Боже мой. Я говорил тому или этому молодому англичанину, с которыми я гулял или ходил в кино после утомительных лекций: Если вы хотите пребывать в истинном духе философии, то не будьте философами. А как же вы сами, профессор? — спрашивали меня. Я уже один раз оставил философию, говорил я им, и снова оставлю ее, когда почувствую, что она меня убивает, это была ошибка — возвращаться к философии, говорил я им. Если ты философ по профессии, то оставь ее и работай руками. Стань плотником, медицинской сестрой, лоточником. Кем-нибудь простым и реальным в этом реальном мире, человеком, который соответствует миру, такому, каков он есть.
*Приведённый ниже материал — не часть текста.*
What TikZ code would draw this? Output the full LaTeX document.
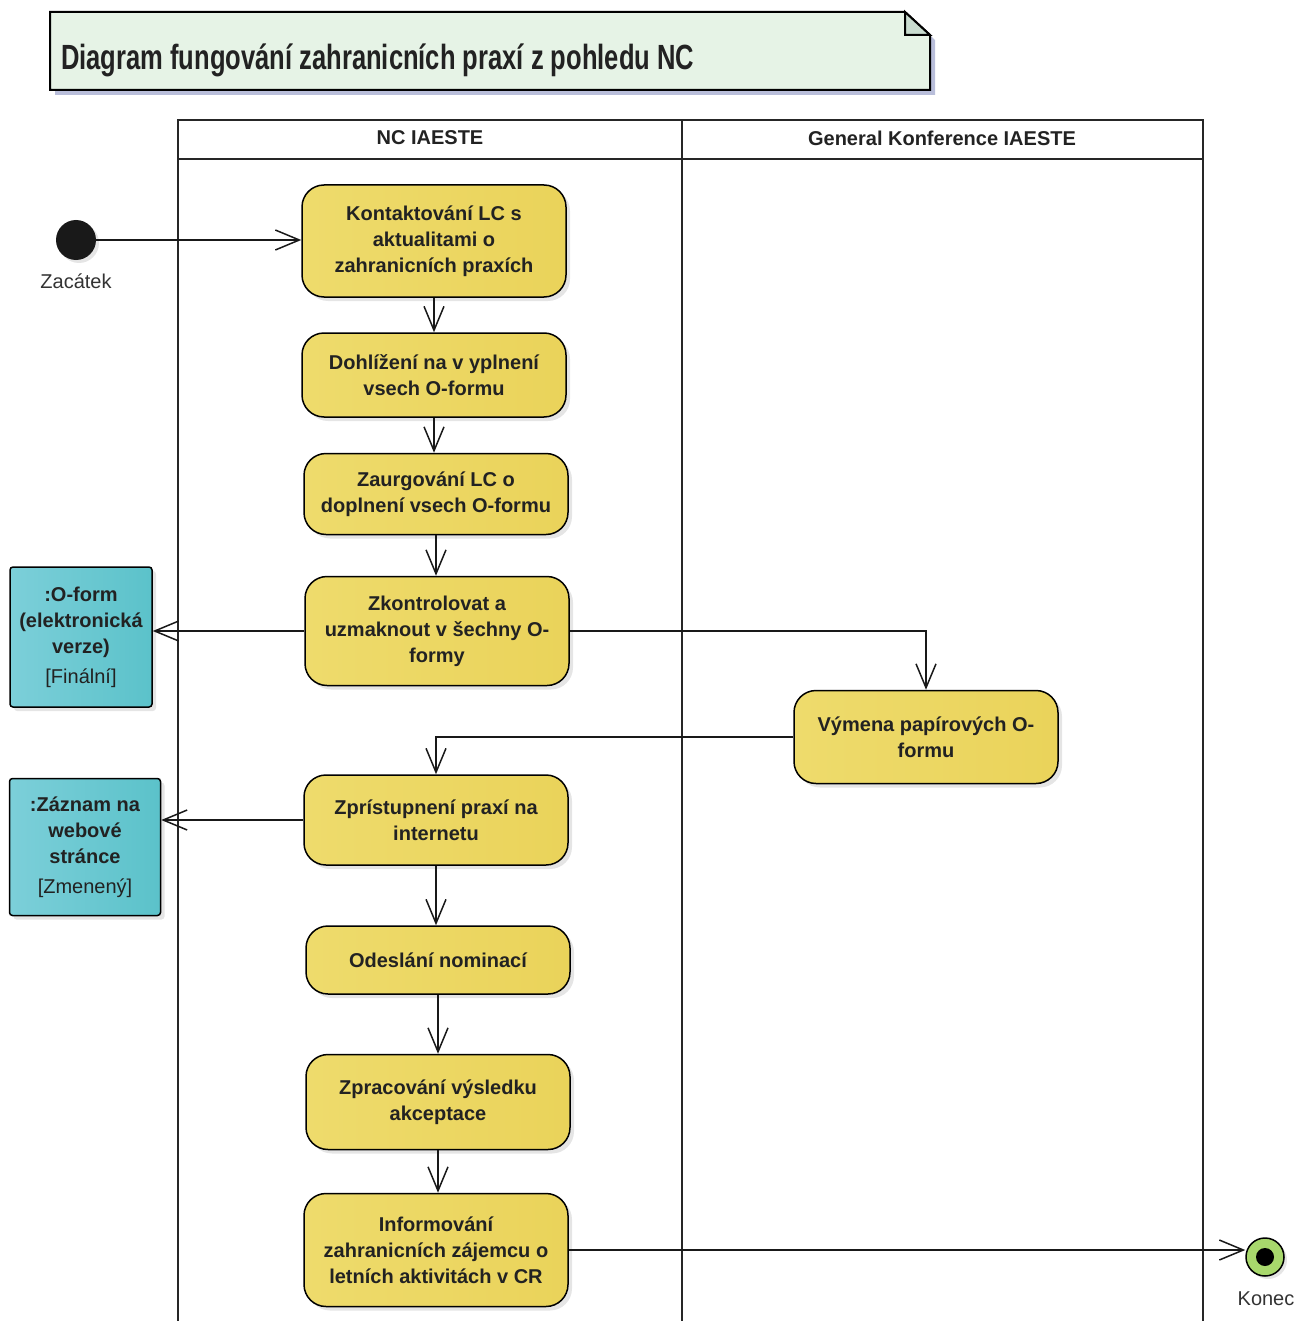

Если ты влюблен, говорил я тому или другому молодому англичанину, и я хочу сказать, кстати, что, как выяснилось, нет более очаровательных молодых людей, чем англичане с их умением краснеть, с их сдержанностью, с их способностью к самообладанию, боже, какое они очарование, постоянное, почти мучительное очарование… Но если ты влюблен, говорил я им, одному или двоим, которые действительно были привязаны ко мне, то надо расстаться с предметом любви, потому что любовь может существовать только в разлуке, только в отрицании плоти утверждается любовь, ибо в противном случае ей нельзя доверять и считать безусловной. Если же любовь обусловлена, то это не любовь. Это истина, которой я придерживался, пока у меня были силы. Всякая цивилизация в своем развитии предназначена лишь для того, чтобы пачкать наши души. Вы должны проклясть все ценности общества, если хотите жить, как люди. Богатство — это смертельное обусловливание. Если вы богаты так, как был богат я — а я был сказочно богат, — откажитесь от своего состояния, как это сделал я. Если вы любите, позаботьтесь о своей возлюбленной, оставив ее, как это сделал я. Если вы ученый-философ, то оставьте эту науку и живите в простоте, как это делал я. Если вы одержимы мышлением и языками, то ходите, как я, в кино, окунайтесь в зрительные образы, в свет и тени, наслаждайтесь пейзажами и красивыми лицами, пусть перед вашими глазами мерцают пиктограммы, они — противоположность языка в том, что не предлагают создавать аналог мира в грамматических терминах, им не надо картировать мир предложениями, они просто здесь, представляют мир без усилий, исходя из него и принадлежа ему.